Entries supplied ▸

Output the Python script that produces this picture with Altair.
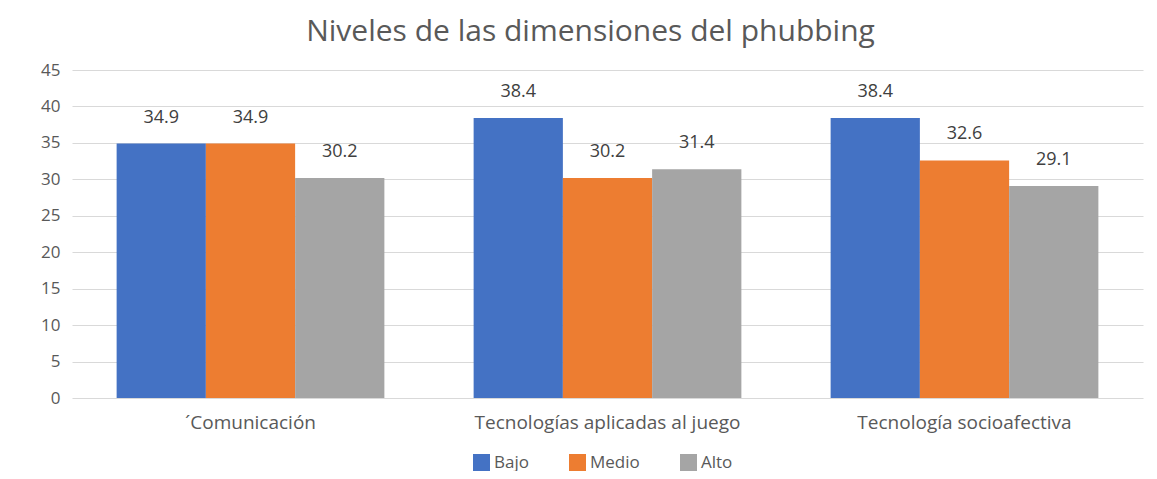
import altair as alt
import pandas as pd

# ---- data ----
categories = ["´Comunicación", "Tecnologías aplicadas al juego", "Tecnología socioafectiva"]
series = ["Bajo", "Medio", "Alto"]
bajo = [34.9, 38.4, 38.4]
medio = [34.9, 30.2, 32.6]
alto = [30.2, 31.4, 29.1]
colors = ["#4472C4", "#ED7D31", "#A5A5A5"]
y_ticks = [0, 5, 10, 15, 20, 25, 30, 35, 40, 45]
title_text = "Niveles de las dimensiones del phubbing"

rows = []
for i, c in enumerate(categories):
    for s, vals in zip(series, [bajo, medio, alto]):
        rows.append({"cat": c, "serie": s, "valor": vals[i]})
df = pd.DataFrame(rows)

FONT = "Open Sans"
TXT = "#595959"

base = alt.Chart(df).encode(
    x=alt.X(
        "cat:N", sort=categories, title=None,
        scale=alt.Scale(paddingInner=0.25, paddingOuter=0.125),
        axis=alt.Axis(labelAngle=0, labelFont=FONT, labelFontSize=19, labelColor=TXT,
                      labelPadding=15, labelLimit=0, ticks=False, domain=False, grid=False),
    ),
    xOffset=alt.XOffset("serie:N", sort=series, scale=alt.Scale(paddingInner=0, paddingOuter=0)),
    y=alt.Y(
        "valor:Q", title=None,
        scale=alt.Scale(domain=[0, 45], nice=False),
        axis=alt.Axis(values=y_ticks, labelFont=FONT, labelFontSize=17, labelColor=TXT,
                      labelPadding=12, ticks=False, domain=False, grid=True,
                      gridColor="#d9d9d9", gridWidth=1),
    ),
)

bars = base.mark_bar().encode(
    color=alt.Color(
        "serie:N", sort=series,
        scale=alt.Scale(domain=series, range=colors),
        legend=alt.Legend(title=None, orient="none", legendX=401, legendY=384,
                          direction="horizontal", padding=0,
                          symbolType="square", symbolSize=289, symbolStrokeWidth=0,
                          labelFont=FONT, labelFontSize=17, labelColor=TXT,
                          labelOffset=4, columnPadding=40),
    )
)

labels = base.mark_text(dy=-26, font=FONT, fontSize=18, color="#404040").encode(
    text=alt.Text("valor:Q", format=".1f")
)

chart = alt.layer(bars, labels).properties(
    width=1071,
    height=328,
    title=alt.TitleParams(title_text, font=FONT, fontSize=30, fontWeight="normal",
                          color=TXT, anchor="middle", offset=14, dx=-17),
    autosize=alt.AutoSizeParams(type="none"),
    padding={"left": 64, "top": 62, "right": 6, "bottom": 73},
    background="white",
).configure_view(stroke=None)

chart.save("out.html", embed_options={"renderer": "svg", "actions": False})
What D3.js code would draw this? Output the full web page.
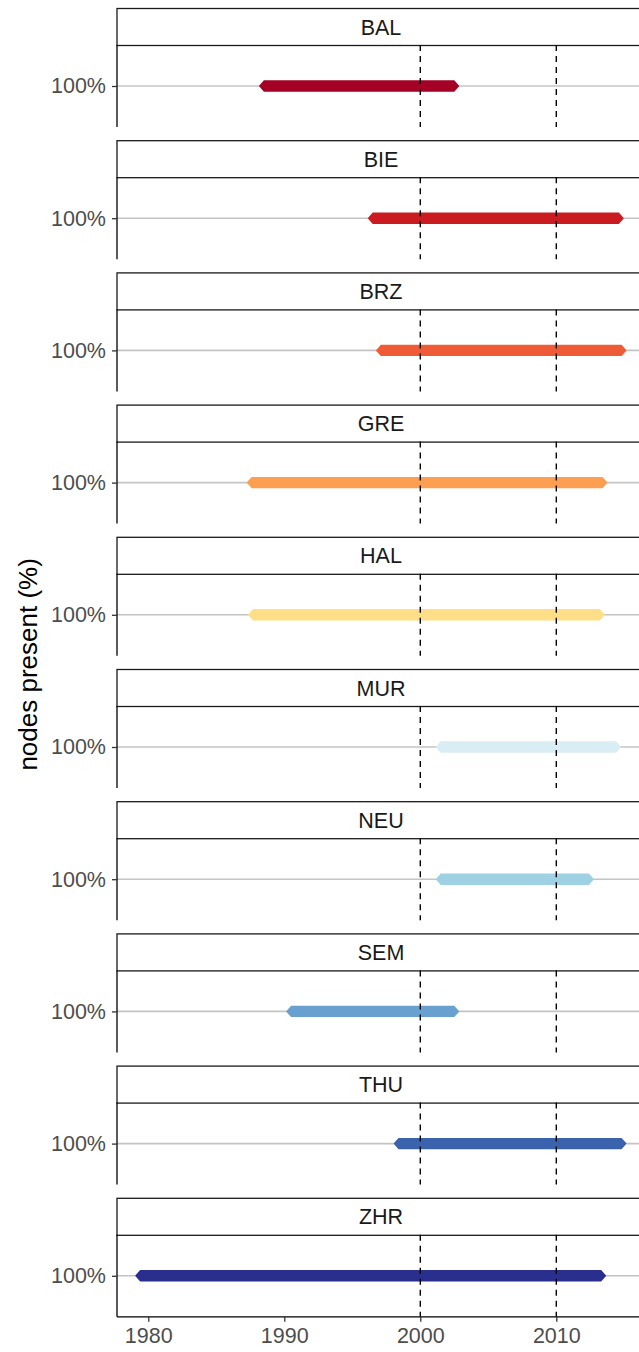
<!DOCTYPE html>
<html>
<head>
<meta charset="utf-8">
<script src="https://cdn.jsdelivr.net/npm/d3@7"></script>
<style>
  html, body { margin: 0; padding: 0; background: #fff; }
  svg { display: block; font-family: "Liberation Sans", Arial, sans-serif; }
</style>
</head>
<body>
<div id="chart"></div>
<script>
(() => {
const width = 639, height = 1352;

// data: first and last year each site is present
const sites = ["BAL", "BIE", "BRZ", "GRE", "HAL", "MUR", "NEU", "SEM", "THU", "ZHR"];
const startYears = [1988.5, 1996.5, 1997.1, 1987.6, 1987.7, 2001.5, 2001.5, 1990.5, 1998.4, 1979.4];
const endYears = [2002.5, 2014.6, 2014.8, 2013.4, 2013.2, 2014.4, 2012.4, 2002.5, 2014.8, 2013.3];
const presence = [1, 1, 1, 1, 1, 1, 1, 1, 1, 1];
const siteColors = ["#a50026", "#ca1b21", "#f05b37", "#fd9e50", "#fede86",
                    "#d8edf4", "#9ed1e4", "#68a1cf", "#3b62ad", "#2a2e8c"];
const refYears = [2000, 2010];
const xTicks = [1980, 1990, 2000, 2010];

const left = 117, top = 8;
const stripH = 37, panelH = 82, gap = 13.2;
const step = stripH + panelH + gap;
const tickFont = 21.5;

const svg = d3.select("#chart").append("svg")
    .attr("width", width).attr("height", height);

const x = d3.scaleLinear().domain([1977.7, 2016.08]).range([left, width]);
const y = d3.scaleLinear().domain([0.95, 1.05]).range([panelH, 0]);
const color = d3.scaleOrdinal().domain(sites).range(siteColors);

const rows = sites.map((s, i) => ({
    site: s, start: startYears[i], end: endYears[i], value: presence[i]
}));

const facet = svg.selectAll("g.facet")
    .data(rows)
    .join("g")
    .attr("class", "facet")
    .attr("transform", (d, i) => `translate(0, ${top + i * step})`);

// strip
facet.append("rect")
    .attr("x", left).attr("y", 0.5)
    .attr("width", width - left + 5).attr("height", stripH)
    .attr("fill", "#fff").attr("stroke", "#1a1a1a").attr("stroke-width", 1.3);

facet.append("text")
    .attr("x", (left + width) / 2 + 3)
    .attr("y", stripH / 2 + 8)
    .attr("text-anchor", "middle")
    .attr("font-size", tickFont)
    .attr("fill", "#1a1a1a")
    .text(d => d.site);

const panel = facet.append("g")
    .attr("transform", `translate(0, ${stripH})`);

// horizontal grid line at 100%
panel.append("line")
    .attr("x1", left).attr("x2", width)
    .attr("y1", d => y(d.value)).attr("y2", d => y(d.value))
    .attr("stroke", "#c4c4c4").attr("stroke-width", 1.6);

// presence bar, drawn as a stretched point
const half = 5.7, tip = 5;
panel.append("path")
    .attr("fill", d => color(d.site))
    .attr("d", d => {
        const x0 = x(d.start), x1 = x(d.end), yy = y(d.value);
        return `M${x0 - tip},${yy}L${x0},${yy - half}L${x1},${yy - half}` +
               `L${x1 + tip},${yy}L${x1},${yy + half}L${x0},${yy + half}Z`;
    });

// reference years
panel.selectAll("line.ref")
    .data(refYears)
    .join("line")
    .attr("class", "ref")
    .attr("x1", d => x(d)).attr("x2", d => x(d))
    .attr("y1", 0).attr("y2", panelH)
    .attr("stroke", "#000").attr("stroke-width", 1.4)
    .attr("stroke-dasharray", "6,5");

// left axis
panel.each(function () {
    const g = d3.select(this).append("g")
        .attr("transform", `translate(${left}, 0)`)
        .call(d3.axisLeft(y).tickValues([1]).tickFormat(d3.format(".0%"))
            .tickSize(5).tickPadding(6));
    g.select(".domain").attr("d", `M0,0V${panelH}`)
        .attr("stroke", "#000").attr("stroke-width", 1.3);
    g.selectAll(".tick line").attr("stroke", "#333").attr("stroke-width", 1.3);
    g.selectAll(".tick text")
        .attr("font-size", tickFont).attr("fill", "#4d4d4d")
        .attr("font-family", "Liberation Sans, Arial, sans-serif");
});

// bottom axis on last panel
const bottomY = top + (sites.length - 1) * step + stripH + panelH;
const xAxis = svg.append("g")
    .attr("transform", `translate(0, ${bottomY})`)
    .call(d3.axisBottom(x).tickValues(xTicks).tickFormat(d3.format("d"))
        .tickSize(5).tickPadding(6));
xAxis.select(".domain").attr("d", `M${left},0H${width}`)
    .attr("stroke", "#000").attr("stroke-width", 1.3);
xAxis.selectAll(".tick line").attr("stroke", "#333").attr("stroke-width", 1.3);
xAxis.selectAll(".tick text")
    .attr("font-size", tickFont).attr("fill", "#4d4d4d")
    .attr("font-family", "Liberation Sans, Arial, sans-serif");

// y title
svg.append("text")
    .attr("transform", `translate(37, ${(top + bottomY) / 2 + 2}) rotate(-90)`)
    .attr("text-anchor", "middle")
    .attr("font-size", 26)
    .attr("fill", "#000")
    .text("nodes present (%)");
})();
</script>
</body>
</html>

Work instructions ▸ Omit the pictures. Transcribe every record exactly.

Result below ▸
Output the Python script that produces this picture with Altair.
import altair as alt
import pandas as pd

# ---- data ----
categories = ["´Comunicación", "Tecnologías aplicadas al juego", "Tecnología socioafectiva"]
series = ["Bajo", "Medio", "Alto"]
bajo = [34.9, 38.4, 38.4]
medio = [34.9, 30.2, 32.6]
alto = [30.2, 31.4, 29.1]
colors = ["#4472C4", "#ED7D31", "#A5A5A5"]
y_ticks = [0, 5, 10, 15, 20, 25, 30, 35, 40, 45]
title_text = "Niveles de las dimensiones del phubbing"

rows = []
for i, c in enumerate(categories):
    for s, vals in zip(series, [bajo, medio, alto]):
        rows.append({"cat": c, "serie": s, "valor": vals[i]})
df = pd.DataFrame(rows)

FONT = "Open Sans"
TXT = "#595959"

base = alt.Chart(df).encode(
    x=alt.X(
        "cat:N", sort=categories, title=None,
        scale=alt.Scale(paddingInner=0.25, paddingOuter=0.125),
        axis=alt.Axis(labelAngle=0, labelFont=FONT, labelFontSize=19, labelColor=TXT,
                      labelPadding=15, labelLimit=0, ticks=False, domain=False, grid=False),
    ),
    xOffset=alt.XOffset("serie:N", sort=series, scale=alt.Scale(paddingInner=0, paddingOuter=0)),
    y=alt.Y(
        "valor:Q", title=None,
        scale=alt.Scale(domain=[0, 45], nice=False),
        axis=alt.Axis(values=y_ticks, labelFont=FONT, labelFontSize=17, labelColor=TXT,
                      labelPadding=12, ticks=False, domain=False, grid=True,
                      gridColor="#d9d9d9", gridWidth=1),
    ),
)

bars = base.mark_bar().encode(
    color=alt.Color(
        "serie:N", sort=series,
        scale=alt.Scale(domain=series, range=colors),
        legend=alt.Legend(title=None, orient="none", legendX=401, legendY=384,
                          direction="horizontal", padding=0,
                          symbolType="square", symbolSize=289, symbolStrokeWidth=0,
                          labelFont=FONT, labelFontSize=17, labelColor=TXT,
                          labelOffset=4, columnPadding=40),
    )
)

labels = base.mark_text(dy=-26, font=FONT, fontSize=18, color="#404040").encode(
    text=alt.Text("valor:Q", format=".1f")
)

chart = alt.layer(bars, labels).properties(
    width=1071,
    height=328,
    title=alt.TitleParams(title_text, font=FONT, fontSize=30, fontWeight="normal",
                          color=TXT, anchor="middle", offset=14, dx=-17),
    autosize=alt.AutoSizeParams(type="none"),
    padding={"left": 64, "top": 62, "right": 6, "bottom": 73},
    background="white",
).configure_view(stroke=None)

chart.save("out.html", embed_options={"renderer": "svg", "actions": False})
What D3.js code would draw this? Output the full web page.
<!DOCTYPE html>
<html>
<head>
<meta charset="utf-8">
<script src="https://cdn.jsdelivr.net/npm/d3@7"></script>
<style>
  html, body { margin: 0; padding: 0; background: #fff; }
  svg { display: block; font-family: "Liberation Sans", Arial, sans-serif; }
</style>
</head>
<body>
<div id="chart"></div>
<script>
(() => {
const width = 639, height = 1352;

// data: first and last year each site is present
const sites = ["BAL", "BIE", "BRZ", "GRE", "HAL", "MUR", "NEU", "SEM", "THU", "ZHR"];
const startYears = [1988.5, 1996.5, 1997.1, 1987.6, 1987.7, 2001.5, 2001.5, 1990.5, 1998.4, 1979.4];
const endYears = [2002.5, 2014.6, 2014.8, 2013.4, 2013.2, 2014.4, 2012.4, 2002.5, 2014.8, 2013.3];
const presence = [1, 1, 1, 1, 1, 1, 1, 1, 1, 1];
const siteColors = ["#a50026", "#ca1b21", "#f05b37", "#fd9e50", "#fede86",
                    "#d8edf4", "#9ed1e4", "#68a1cf", "#3b62ad", "#2a2e8c"];
const refYears = [2000, 2010];
const xTicks = [1980, 1990, 2000, 2010];

const left = 117, top = 8;
const stripH = 37, panelH = 82, gap = 13.2;
const step = stripH + panelH + gap;
const tickFont = 21.5;

const svg = d3.select("#chart").append("svg")
    .attr("width", width).attr("height", height);

const x = d3.scaleLinear().domain([1977.7, 2016.08]).range([left, width]);
const y = d3.scaleLinear().domain([0.95, 1.05]).range([panelH, 0]);
const color = d3.scaleOrdinal().domain(sites).range(siteColors);

const rows = sites.map((s, i) => ({
    site: s, start: startYears[i], end: endYears[i], value: presence[i]
}));

const facet = svg.selectAll("g.facet")
    .data(rows)
    .join("g")
    .attr("class", "facet")
    .attr("transform", (d, i) => `translate(0, ${top + i * step})`);

// strip
facet.append("rect")
    .attr("x", left).attr("y", 0.5)
    .attr("width", width - left + 5).attr("height", stripH)
    .attr("fill", "#fff").attr("stroke", "#1a1a1a").attr("stroke-width", 1.3);

facet.append("text")
    .attr("x", (left + width) / 2 + 3)
    .attr("y", stripH / 2 + 8)
    .attr("text-anchor", "middle")
    .attr("font-size", tickFont)
    .attr("fill", "#1a1a1a")
    .text(d => d.site);

const panel = facet.append("g")
    .attr("transform", `translate(0, ${stripH})`);

// horizontal grid line at 100%
panel.append("line")
    .attr("x1", left).attr("x2", width)
    .attr("y1", d => y(d.value)).attr("y2", d => y(d.value))
    .attr("stroke", "#c4c4c4").attr("stroke-width", 1.6);

// presence bar, drawn as a stretched point
const half = 5.7, tip = 5;
panel.append("path")
    .attr("fill", d => color(d.site))
    .attr("d", d => {
        const x0 = x(d.start), x1 = x(d.end), yy = y(d.value);
        return `M${x0 - tip},${yy}L${x0},${yy - half}L${x1},${yy - half}` +
               `L${x1 + tip},${yy}L${x1},${yy + half}L${x0},${yy + half}Z`;
    });

// reference years
panel.selectAll("line.ref")
    .data(refYears)
    .join("line")
    .attr("class", "ref")
    .attr("x1", d => x(d)).attr("x2", d => x(d))
    .attr("y1", 0).attr("y2", panelH)
    .attr("stroke", "#000").attr("stroke-width", 1.4)
    .attr("stroke-dasharray", "6,5");

// left axis
panel.each(function () {
    const g = d3.select(this).append("g")
        .attr("transform", `translate(${left}, 0)`)
        .call(d3.axisLeft(y).tickValues([1]).tickFormat(d3.format(".0%"))
            .tickSize(5).tickPadding(6));
    g.select(".domain").attr("d", `M0,0V${panelH}`)
        .attr("stroke", "#000").attr("stroke-width", 1.3);
    g.selectAll(".tick line").attr("stroke", "#333").attr("stroke-width", 1.3);
    g.selectAll(".tick text")
        .attr("font-size", tickFont).attr("fill", "#4d4d4d")
        .attr("font-family", "Liberation Sans, Arial, sans-serif");
});

// bottom axis on last panel
const bottomY = top + (sites.length - 1) * step + stripH + panelH;
const xAxis = svg.append("g")
    .attr("transform", `translate(0, ${bottomY})`)
    .call(d3.axisBottom(x).tickValues(xTicks).tickFormat(d3.format("d"))
        .tickSize(5).tickPadding(6));
xAxis.select(".domain").attr("d", `M${left},0H${width}`)
    .attr("stroke", "#000").attr("stroke-width", 1.3);
xAxis.selectAll(".tick line").attr("stroke", "#333").attr("stroke-width", 1.3);
xAxis.selectAll(".tick text")
    .attr("font-size", tickFont).attr("fill", "#4d4d4d")
    .attr("font-family", "Liberation Sans, Arial, sans-serif");

// y title
svg.append("text")
    .attr("transform", `translate(37, ${(top + bottomY) / 2 + 2}) rotate(-90)`)
    .attr("text-anchor", "middle")
    .attr("font-size", 26)
    .attr("fill", "#000")
    .text("nodes present (%)");
})();
</script>
</body>
</html>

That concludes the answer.